Wolf's immediate response to Cameron was solid, but his second go-round is just devastating: We're now officially in a world where the wonkiest columnist in the driest newspaper in Britain is stating his case far more simply and clearly than the populist PR man turned prime minister:
Cameron argues that those who think the government can borrow more "think there's some magic money tree. Well, let me tell you a plain truth: there isn't." This is quite wrong. First, there is a money tree, called the Bank of England, which has created 375 billion pounds to finance its asset purchases. Second, like other solvent institutions, governments can borrow.

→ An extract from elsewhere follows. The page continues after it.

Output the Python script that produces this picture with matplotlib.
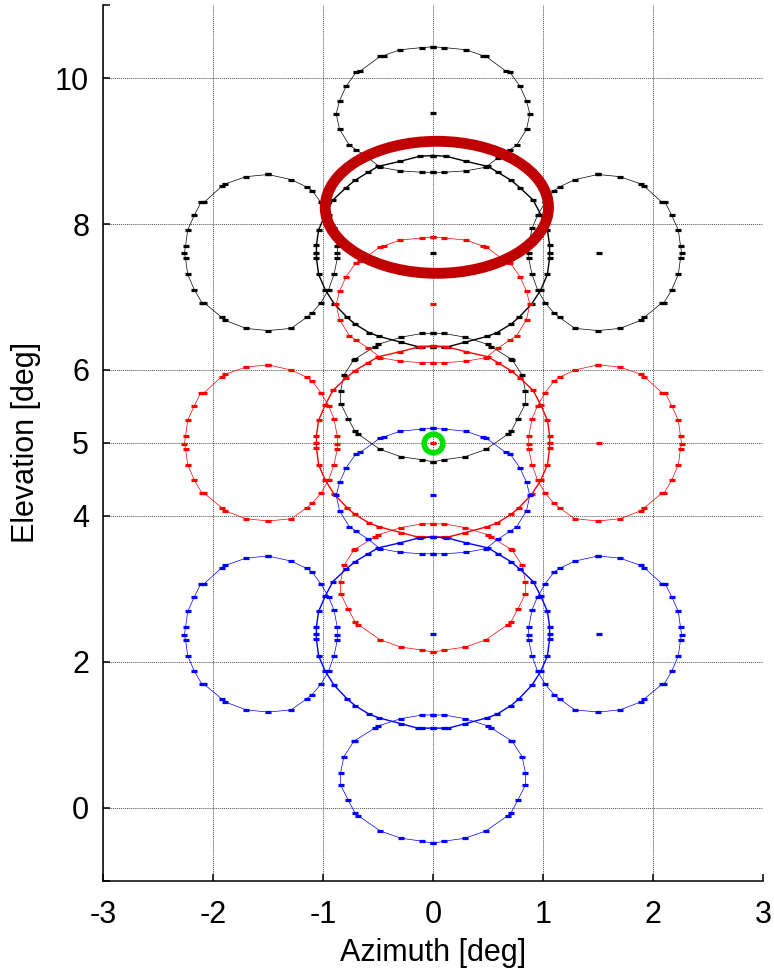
import numpy as np
import matplotlib
matplotlib.use("Agg")
import matplotlib.pyplot as plt
from matplotlib.patches import Ellipse
from matplotlib.ticker import FixedLocator

plt.rcParams['font.family'] = ['Liberation Sans', 'DejaVu Sans']
plt.rcParams['axes.unicode_minus'] = False

# elevation of the three beam clusters [deg]
group_el = [7.61, 5.00, 2.38]
group_colors = ['#000000', '#ff0000', '#0000ff']

# left side beam contour (azimuth, elevation offset from cluster centre)
side_az = [-1.50, -1.70, -1.89, -1.92, -2.08, -2.11, -2.17, -2.23, -2.25, -2.26,
           -2.25, -2.23, -2.17, -2.10, -2.08, -1.92, -1.89, -1.70, -1.50, -1.29,
           -1.15, -1.10, -1.02, -0.95, -0.90, -0.87, -0.87, -0.87, -0.90, -0.95,
           -1.02, -1.10, -1.15, -1.29, -1.50]
side_del = [1.07, 1.04, 0.94, 0.91, 0.69, 0.69, 0.51, 0.31, 0.09, -0.01,
            -0.08, -0.30, -0.51, -0.69, -0.69, -0.89, -0.93, -1.04, -1.07, -1.04,
            -0.89, -0.83, -0.69, -0.51, -0.30, -0.08, -0.01, 0.09, 0.33, 0.51,
            0.69, 0.85, 0.90, 1.00, 1.07]

# centre beam contour, right half (top to bottom)
centre_az = [0.00, 0.12, 0.30, 0.50, 0.59, 0.71, 0.79, 0.91, 0.98, 1.04, 1.06,
             1.06, 1.06, 1.04, 0.98, 0.90, 0.78, 0.71, 0.58, 0.49, 0.29, 0.14,
             0.10, 0.00]
centre_del = [1.33, 1.32, 1.25, 1.18, 1.10, 0.99, 0.89, 0.72, 0.52, 0.31, 0.10,
              0.00, -0.07, -0.30, -0.51, -0.70, -0.89, -0.98, -1.10, -1.15, -1.23,
              -1.29, -1.29, -1.29]

# upper beam contour, right half
upper_az = [0.00, 0.10, 0.30, 0.45, 0.48, 0.66, 0.70, 0.79, 0.85, 0.88, 0.85,
            0.76, 0.70, 0.59, 0.48, 0.30, 0.10, 0.00]
upper_del = [2.82, 2.81, 2.78, 2.70, 2.69, 2.49, 2.47, 2.28, 2.08, 1.90, 1.69,
             1.47, 1.41, 1.30, 1.17, 1.12, 1.10, 1.10]

# lower beam contour, right half
lower_az = [0.00, 0.10, 0.29, 0.50, 0.53, 0.71, 0.72, 0.81, 0.84, 0.84, 0.77,
            0.71, 0.68, 0.48, 0.29, 0.10, 0.00]
lower_del = [-1.11, -1.11, -1.16, -1.26, -1.29, -1.46, -1.47, -1.68, -1.90,
             -2.07, -2.28, -2.45, -2.49, -2.70, -2.80, -2.84, -2.87]

# beam pointing markers inside each cluster
dot_az = [0.0, 1.51, 0.0]
dot_del = [0.0, 0.0, 1.91]

# target and the large scan ellipse
target = (0.0, 5.0)
scan_centre = (0.035, 8.23)
scan_size = (2.03, 1.81)


def closed_half(az, de):
    """Mirror a right half contour about az=0 to close it."""
    az = np.asarray(az)
    de = np.asarray(de)
    return (np.concatenate([az, -az[::-1]]),
            np.concatenate([de, de[::-1]]))


fig = plt.figure(figsize=(7.74, 9.73), dpi=100)
ax = fig.add_axes([0.1331, 0.0950, 0.8527, 0.8996])

mk = dict(marker='_', markersize=4.2, markeredgewidth=2.3)

c_az, c_de = closed_half(centre_az, centre_del)
u_az, u_de = closed_half(upper_az, upper_del)
l_az, l_de = closed_half(lower_az, lower_del)
s_az = np.asarray(side_az)
s_de = np.asarray(side_del)

for el, col in zip(group_el, group_colors):
    ax.plot(s_az, s_de + el, color=col, lw=0.5, **mk)
    ax.plot(-s_az, s_de + el, color=col, lw=0.5, **mk)
    ax.plot(u_az, u_de + el, color=col, lw=0.5, **mk)
    ax.plot(l_az, l_de + el, color=col, lw=0.5, **mk)
    ax.plot(c_az, c_de + el, color=col, lw=1.0, **mk)
    ax.plot(dot_az, np.asarray(dot_del) + el, ls='none', color=col, **mk)

ax.add_patch(Ellipse(scan_centre, scan_size[0], scan_size[1], fill=False,
                     edgecolor='#c00000', lw=7.8, zorder=5))
ax.plot([target[0]], [target[1]], marker='o', markersize=13.5,
        markerfacecolor='none', markeredgecolor='#00e000',
        markeredgewidth=4.0, zorder=6)

ax.set_xlim(-3, 3)
ax.set_ylim(-1, 11)
ax.set_xticks([-3, -2, -1, 0, 1, 2, 3])
ax.set_yticks([0, 2, 4, 5, 6, 8, 10])
ax.yaxis.set_minor_locator(FixedLocator([-1, 11]))
ax.grid(True, which='major', linestyle=(0, (1, 1)), color='0.3', lw=0.7)
ax.set_axisbelow(True)

for side in ['top', 'right']:
    ax.spines[side].set_visible(False)
for side in ['left', 'bottom']:
    ax.spines[side].set_linewidth(1.1)

ax.tick_params(which='both', direction='in', length=5, width=1.1,
               labelsize=22, pad=10)
ax.tick_params(axis='x', pad=14)

ax.set_xlabel('Azimuth [deg]', fontsize=22, labelpad=6)
ax.set_ylabel('Elevation [deg]', fontsize=22, labelpad=10)

fig.savefig('out.png', dpi=100)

Wolf's main point is simple: In an economy that might already be in a triple-dip recession , deficits are caused by economic sluggishness. That's what forces up government spending while reducing government revenues. Everything comes back to growth: the UK credit rating, the size of the deficit, and, most simply, nominal GDP, which is now 13.6% lower than the government officially forecast it would be back in 2008.

What's more, government spending comprises a much larger share of GDP in the UK than it does in the US, which means that spending cuts can easily directly cause recessions. And deficits always go up, rather than down, in recessions:
The prime minister also stated: " Labour think that by borrowing more they would miraculously end up borrowing less ... Yes, it really is as incredible as that." What truly is incredible is that Mr Cameron cannot understand that, if an entity that spends close to half of gross domestic product retrenches as the private sector is also retrenching, the decline in overall output may be so large that its finances end up worse than when it started. Bradford DeLong of Berkeley and Larry Summers, the former U.S. Treasury secretary, have shown that, in a depressed economy , what Mr Cameron deems incredible is likely to be true.